Contact Us
News

Revealed: Lone Star And Quintain Mull Major Dublin Build-To-Rent Scheme

Lone Star is considering allocating a major portion of its €200M Adamstown Town Centre development to rented residential apartments in what could be one of Ireland’s biggest build-to-rent developments.

Placeholder
Adamstown Station

In April Lone Star appointed Quintain, the London-based developer it owns, to manage its Adamstown Town Centre scheme.

Quintain is now weighing the options for the site, which are very likely to involve at least some of the apartments being allocated for rent, and possibly all of them. They would be managed by Tipi, the rented residential brand Quintain created for its 7,000-unit scheme in Wembley, London.

Adamstown Town Centre, to the west of Dublin, will comprise 1,000 high-density apartments as well as a district centre, retail, child care facilities and pedestrian space on a 915K SF site around the train station.

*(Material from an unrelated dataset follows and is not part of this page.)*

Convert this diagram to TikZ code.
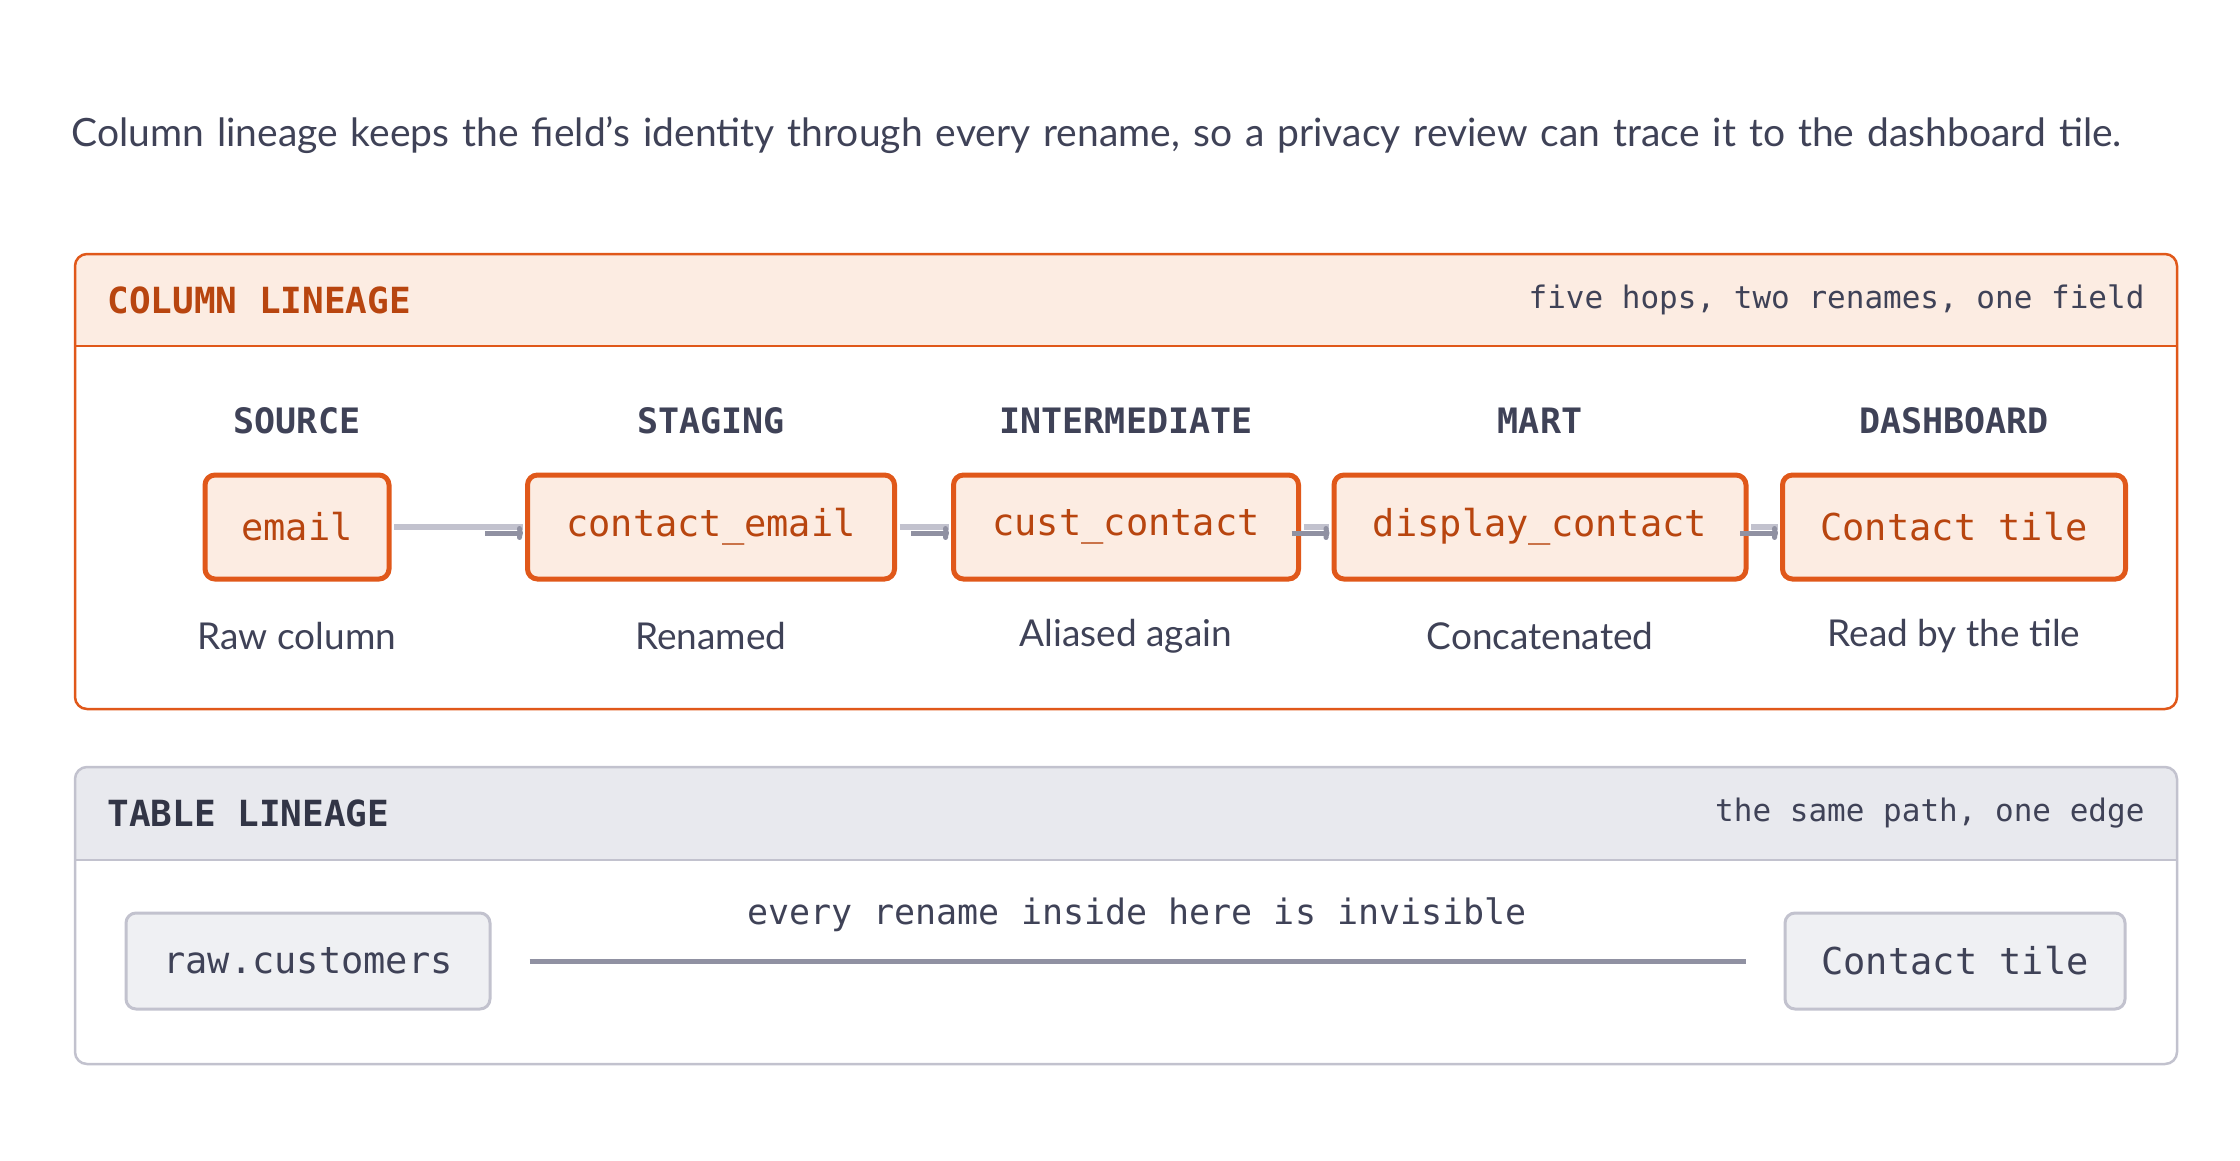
\documentclass[tikz,border=0pt]{standalone}
\usepackage{fontspec}
\setmainfont{Lato}
\newfontfamily\monofont{DejaVu Sans Mono}
\usetikzlibrary{positioning,arrows.meta}
\definecolor{ink}{HTML}{3F4257}
\definecolor{rust}{HTML}{E0581A}
\definecolor{rustdark}{HTML}{B8450F}
\definecolor{peach}{HTML}{FCECE2}
\definecolor{mist}{HTML}{E8E9EE}
\definecolor{edgegrey}{HTML}{C2C2CE}
\definecolor{linegrey}{HTML}{9091A2}
\tikzset{
  panel/.style={draw=#1,line width=2.5pt,rounded corners=12pt},
  colnode/.style={draw=rust,fill=peach,line width=5pt,rounded corners=10pt,
    text=rustdark,font=\monofont\fontsize{37}{40}\selectfont,minimum height=104pt,inner xsep=12pt},
  tblnode/.style={draw=edgegrey,fill=mist!70,line width=3pt,rounded corners=10pt,
    text=ink,font=\monofont\fontsize{37}{40}\selectfont,minimum height=96pt,inner xsep=12pt},
  stage/.style={text=ink,font=\monofont\bfseries\fontsize{35}{38}\selectfont},
  note/.style={text=ink,font=\fontsize{37}{40}\selectfont},
  head/.style={font=\monofont\bfseries\fontsize{36}{40}\selectfont,anchor=west},
  tag/.style={text=ink,font=\monofont\fontsize{31}{34}\selectfont,anchor=east},
}
\begin{document}
\begin{tikzpicture}[x=1pt,y=-1pt]
  \useasboundingbox (0,0) rectangle (2240,1160);
  \node[note,anchor=west,align=left,text width=2150pt,font=\fontsize{39}{65}\selectfont]
    (intro) at (68,135) {Column lineage keeps the field's identity through every rename, so a privacy review can trace it to the dashboard tile.};

  % column lineage panel
  \begin{scope}
    \clip[rounded corners=12pt] (75,254) rectangle (2177,709);
    \fill[peach] (75,254) rectangle (2177,346);
  \end{scope}
  \draw[rust,line width=2.5pt] (75,346) -- (2177,346);
  \draw[panel=rust] (75,254) rectangle (2177,709);
  \node[head,text=rustdark] (colhead) at (104,300) {COLUMN LINEAGE};
  \node[tag] (coltag) at (2148,300) {five hops, two renames, one field};

  \node[colnode,minimum width=184pt] (src) at (297,527) {email};
  \node[colnode,minimum width=367pt] (stg) at (711,527) {contact\_email};
  \node[colnode,minimum width=345pt] (int) at (1126,527) {cust\_contact};
  \node[colnode,minimum width=412pt] (mart) at (1540,527) {display\_contact};
  \node[colnode,minimum width=343pt] (dash) at (1954,527) {Contact tile};

  \foreach \n/\s/\d in {src/SOURCE/Raw column,stg/STAGING/Renamed,int/INTERMEDIATE/Aliased again,
      mart/MART/Concatenated,dash/DASHBOARD/Read by the tile} {
    \node[stage] (\n-stage) at (\n |- 0,421) {\s};
    \node[note] (\n-note) at (\n |- 0,636) {\d};
  }

  \foreach \a/\b in {src/stg,stg/int,int/mart,mart/dash} {
    \draw[edgegrey,line width=6pt,shorten <=2.5pt,shorten >=2.5pt] (\a.east) -- (\b.west);
    \draw[linegrey,line width=5pt,-{To[length=6pt,width=14pt]}]
      ([xshift=-40pt,yshift=-6pt]\b.west) coordinate (\a-tip) -- ([xshift=-2pt,yshift=-6pt]\b.west);
  }

  % table lineage panel
  \begin{scope}
    \clip[rounded corners=12pt] (75,767) rectangle (2177,1064);
    \fill[mist] (75,767) rectangle (2177,860);
  \end{scope}
  \draw[edgegrey,line width=2.5pt] (75,860) -- (2177,860);
  \draw[panel=edgegrey] (75,767) rectangle (2177,1064);
  \node[head,text=ink!80!black] (tblhead) at (104,813) {TABLE LINEAGE};
  \node[tag] (tbltag) at (2148,813) {the same path, one edge};

  \node[tblnode,minimum width=364pt] (raw) at (308,961) {raw.customers};
  \node[tblnode,minimum width=340pt] (tile) at (1955,961) {Contact tile};
  \draw[linegrey,line width=5pt] ([xshift=38pt]raw.east) coordinate (l0) -- ([xshift=-38pt]tile.west) coordinate (l1);
  \node[text=ink,font=\monofont\fontsize{35}{38}\selectfont] (hide) at (1137,915) {every rename inside here is invisible};
\end{tikzpicture}
\end{document}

“It hasn't been decided, but we are looking at a range of tenures,” Quintain Executive Director of Development Jason Margrave told Bisnow. “This phase of the scheme is 1,000 high-density residential apartments, and that is exactly what we are doing at Wembley Park, where we are building apartments for rent. We have the Tipi brand and there is a natural synergy when you are looking at Adamstown.”

The build-to-rent sector in Dublin is in its infancy, but it is growing. At Cherrywood Hines and APG are building 1,200 apartments for rent with an end value of €450M. In September Patrizia bought two build-to-rent schemes in Dún Laoghaire-Rathdown totalling 319 apartments for €130M. Kennedy Wilson has said it wants to build up a 3,000-unit Irish rented residential portfolio.

“If you look at Dublin there is a lot of talk about build-to-rent but not many people delivering it at scale,” Margrave said. “It’s a huge opportunity for Quintain and Tipi to bring a professionally managed landlord and brand to the city.

“What we’ve now got to do is work up a detailed planning application for that zone, and when you work that out you work out what tenures of housing are right for the scheme.”

Margrave said that if the entire scheme was allocated to rented residential it could be built in one phase, given the company’s experience of developing large projects at Wembley Park.

Lone Star acquired a 250-acre development site at Adamstown in 2015 when it paid €500M for a loan portfolio from Ulster Bank in a joint venture with Cairn Homes. The entire Adamstown site has the potential for 6,000 homes. Lone Star has already delivered around 550 homes for sale at a cost of around €125M.

That loan portfolio acquisition gives Lone Star and Quintain access to a huge potential build-to-rent pipeline. As well as the Adamstown site the deal included sites in Blackrock and Portmarnock where there is the potential to build another 14,000 homes.

Lone Star and Quintain are also one of the bidders on the redevelopment of part of the St James’s Gate Guinness site.